Written problem
Pick out the lines containing "matplotlib".
———
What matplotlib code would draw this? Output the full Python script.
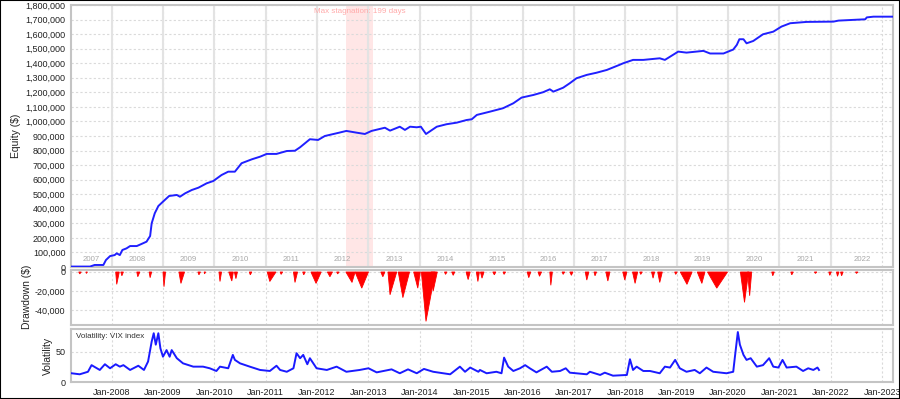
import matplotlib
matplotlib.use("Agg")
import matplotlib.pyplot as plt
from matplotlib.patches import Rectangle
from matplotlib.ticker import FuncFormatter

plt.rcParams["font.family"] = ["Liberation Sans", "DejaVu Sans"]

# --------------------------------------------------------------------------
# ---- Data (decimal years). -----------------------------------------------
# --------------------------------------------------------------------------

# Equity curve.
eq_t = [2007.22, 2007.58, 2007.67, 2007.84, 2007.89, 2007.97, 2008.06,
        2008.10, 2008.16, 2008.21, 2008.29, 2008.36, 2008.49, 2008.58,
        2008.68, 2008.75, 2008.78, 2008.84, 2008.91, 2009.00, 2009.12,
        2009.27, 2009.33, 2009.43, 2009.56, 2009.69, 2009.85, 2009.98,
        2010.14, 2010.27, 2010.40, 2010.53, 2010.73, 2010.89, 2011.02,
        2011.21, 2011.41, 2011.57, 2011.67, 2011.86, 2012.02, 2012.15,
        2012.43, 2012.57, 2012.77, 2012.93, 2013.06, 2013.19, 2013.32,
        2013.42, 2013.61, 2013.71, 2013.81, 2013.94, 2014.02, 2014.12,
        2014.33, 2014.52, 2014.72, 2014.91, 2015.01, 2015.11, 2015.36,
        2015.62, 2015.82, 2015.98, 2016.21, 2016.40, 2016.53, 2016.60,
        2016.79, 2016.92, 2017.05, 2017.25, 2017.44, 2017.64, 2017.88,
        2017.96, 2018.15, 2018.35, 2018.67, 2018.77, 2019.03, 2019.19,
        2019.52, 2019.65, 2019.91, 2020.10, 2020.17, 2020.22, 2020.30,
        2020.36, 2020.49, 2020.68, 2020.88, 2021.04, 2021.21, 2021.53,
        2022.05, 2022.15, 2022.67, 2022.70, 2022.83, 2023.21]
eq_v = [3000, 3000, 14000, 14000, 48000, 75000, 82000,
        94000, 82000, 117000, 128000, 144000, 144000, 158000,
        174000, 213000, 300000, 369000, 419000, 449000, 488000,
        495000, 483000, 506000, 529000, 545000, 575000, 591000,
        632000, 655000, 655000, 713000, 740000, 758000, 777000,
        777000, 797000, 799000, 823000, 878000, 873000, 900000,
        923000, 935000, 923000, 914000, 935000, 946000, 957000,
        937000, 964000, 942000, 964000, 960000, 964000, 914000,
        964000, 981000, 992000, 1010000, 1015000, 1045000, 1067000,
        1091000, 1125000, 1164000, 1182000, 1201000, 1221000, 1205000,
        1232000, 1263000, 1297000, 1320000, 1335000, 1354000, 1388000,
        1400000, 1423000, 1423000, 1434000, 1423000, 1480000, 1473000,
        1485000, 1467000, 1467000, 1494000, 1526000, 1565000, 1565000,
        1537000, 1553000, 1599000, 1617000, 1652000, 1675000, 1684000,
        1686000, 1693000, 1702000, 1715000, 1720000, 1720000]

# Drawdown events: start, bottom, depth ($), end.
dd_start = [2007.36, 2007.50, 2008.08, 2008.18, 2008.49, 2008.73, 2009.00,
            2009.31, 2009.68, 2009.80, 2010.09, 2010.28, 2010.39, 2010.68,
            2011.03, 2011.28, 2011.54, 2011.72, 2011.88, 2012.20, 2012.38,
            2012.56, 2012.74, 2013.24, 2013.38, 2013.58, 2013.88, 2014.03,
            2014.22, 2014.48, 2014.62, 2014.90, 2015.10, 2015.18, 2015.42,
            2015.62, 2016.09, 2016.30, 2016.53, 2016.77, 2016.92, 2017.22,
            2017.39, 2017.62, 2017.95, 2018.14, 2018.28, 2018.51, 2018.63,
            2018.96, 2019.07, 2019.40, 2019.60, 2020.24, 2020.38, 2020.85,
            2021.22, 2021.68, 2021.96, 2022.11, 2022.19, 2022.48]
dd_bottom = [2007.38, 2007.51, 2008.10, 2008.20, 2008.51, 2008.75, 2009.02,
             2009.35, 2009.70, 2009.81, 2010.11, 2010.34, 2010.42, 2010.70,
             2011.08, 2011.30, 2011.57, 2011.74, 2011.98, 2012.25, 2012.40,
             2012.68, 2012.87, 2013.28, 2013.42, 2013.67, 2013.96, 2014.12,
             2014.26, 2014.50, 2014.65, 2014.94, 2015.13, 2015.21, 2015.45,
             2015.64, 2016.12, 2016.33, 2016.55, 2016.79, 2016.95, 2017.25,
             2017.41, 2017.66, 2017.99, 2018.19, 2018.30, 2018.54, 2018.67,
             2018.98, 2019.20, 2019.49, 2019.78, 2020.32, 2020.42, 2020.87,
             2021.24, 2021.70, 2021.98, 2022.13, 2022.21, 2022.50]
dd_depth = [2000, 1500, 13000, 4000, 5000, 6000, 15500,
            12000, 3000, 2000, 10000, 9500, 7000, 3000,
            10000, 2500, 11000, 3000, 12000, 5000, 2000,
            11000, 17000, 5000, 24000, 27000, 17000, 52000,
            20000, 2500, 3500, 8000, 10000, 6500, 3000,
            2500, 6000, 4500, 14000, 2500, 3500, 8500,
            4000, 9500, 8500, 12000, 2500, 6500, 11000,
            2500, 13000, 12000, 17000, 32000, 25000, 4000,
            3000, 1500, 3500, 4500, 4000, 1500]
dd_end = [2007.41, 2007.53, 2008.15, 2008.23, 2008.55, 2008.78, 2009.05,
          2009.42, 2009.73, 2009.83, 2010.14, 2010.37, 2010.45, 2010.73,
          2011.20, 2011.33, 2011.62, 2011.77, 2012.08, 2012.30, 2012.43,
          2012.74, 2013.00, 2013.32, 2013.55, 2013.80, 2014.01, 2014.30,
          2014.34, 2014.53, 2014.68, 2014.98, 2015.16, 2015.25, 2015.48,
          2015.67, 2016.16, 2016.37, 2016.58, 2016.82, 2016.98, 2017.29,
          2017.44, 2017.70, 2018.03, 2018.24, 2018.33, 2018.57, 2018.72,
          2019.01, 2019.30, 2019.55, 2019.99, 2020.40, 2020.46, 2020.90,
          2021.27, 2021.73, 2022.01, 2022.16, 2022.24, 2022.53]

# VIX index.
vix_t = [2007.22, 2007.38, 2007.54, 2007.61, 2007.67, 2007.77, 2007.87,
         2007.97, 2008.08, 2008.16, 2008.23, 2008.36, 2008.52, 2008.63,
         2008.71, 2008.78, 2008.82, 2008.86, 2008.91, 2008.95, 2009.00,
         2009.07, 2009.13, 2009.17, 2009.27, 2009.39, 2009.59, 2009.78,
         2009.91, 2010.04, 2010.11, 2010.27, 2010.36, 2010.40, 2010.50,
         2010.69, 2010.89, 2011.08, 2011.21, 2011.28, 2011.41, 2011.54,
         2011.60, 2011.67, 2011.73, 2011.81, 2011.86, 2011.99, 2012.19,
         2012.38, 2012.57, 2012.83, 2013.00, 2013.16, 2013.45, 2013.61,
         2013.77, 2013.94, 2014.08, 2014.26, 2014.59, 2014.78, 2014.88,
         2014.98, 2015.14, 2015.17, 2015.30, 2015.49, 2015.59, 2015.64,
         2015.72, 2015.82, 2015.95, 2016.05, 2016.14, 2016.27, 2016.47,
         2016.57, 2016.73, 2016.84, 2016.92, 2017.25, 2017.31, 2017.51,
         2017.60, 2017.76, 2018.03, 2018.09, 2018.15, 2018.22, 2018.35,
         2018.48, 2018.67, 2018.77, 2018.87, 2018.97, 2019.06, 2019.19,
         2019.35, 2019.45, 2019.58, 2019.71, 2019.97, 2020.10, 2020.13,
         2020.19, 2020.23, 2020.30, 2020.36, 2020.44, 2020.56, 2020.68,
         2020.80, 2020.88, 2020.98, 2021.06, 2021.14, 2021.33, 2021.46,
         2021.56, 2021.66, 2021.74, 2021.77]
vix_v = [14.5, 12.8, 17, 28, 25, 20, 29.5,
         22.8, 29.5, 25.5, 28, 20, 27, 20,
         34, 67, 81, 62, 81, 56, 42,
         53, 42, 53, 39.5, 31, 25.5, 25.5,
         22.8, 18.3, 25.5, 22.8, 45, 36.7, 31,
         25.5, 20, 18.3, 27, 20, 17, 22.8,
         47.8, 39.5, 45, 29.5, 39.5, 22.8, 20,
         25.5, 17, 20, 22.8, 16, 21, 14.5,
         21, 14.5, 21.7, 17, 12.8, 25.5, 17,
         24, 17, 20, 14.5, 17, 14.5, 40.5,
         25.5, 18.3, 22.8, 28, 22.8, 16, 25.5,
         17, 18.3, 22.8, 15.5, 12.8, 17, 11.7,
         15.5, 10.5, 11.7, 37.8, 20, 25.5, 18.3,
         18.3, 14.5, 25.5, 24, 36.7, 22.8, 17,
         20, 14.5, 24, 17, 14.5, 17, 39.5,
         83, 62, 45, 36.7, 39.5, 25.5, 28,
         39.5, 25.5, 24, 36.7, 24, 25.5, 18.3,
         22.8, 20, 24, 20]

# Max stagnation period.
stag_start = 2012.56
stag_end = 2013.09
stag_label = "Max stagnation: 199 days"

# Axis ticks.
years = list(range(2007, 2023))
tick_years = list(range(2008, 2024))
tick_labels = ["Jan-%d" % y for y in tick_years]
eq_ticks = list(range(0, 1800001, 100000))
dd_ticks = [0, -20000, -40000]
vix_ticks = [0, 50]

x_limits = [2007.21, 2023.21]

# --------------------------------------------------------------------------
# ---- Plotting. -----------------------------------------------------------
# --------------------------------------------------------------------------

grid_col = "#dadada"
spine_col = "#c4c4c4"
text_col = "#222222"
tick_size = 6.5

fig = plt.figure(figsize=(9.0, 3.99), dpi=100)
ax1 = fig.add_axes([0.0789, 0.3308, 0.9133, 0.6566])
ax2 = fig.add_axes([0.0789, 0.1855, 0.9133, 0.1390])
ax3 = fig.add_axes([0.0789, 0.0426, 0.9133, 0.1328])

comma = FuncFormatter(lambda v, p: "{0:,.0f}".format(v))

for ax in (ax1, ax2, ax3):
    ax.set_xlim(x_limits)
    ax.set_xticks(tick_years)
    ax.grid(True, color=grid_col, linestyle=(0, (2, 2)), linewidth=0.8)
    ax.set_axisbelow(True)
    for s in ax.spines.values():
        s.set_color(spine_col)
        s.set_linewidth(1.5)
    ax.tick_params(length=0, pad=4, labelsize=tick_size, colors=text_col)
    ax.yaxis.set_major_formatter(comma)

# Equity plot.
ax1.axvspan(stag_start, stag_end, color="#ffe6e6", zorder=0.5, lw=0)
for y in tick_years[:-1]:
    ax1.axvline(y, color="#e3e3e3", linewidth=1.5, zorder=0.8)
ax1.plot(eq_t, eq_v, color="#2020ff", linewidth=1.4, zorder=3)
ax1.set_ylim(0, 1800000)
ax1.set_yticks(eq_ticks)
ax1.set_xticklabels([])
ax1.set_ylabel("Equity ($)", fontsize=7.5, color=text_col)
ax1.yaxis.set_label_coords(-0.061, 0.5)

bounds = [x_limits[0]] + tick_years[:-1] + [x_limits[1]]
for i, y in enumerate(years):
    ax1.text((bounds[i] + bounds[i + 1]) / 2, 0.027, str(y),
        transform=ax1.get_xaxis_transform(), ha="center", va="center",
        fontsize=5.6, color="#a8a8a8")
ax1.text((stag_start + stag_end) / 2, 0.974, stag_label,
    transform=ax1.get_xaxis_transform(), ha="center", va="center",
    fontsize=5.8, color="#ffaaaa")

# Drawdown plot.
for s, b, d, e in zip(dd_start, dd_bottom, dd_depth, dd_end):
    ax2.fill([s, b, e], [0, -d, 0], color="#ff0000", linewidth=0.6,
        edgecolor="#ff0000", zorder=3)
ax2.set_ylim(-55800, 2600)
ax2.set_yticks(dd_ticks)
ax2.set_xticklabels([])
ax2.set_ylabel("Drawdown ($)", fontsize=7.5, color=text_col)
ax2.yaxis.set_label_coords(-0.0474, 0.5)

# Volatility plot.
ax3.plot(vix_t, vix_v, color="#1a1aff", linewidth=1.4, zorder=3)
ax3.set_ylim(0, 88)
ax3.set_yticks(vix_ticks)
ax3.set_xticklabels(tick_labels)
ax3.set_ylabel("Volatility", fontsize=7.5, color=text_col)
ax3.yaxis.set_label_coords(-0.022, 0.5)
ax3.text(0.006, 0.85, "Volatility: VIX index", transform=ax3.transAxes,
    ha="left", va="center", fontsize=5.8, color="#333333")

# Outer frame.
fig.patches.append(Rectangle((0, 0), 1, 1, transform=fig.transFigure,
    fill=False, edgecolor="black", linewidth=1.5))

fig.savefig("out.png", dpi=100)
———
Result of the task
What matplotlib code would draw this? Output the full Python script.
import matplotlib
matplotlib.use("Agg")
import matplotlib.pyplot as plt
from matplotlib.patches import Rectangle
from matplotlib.ticker import FuncFormatter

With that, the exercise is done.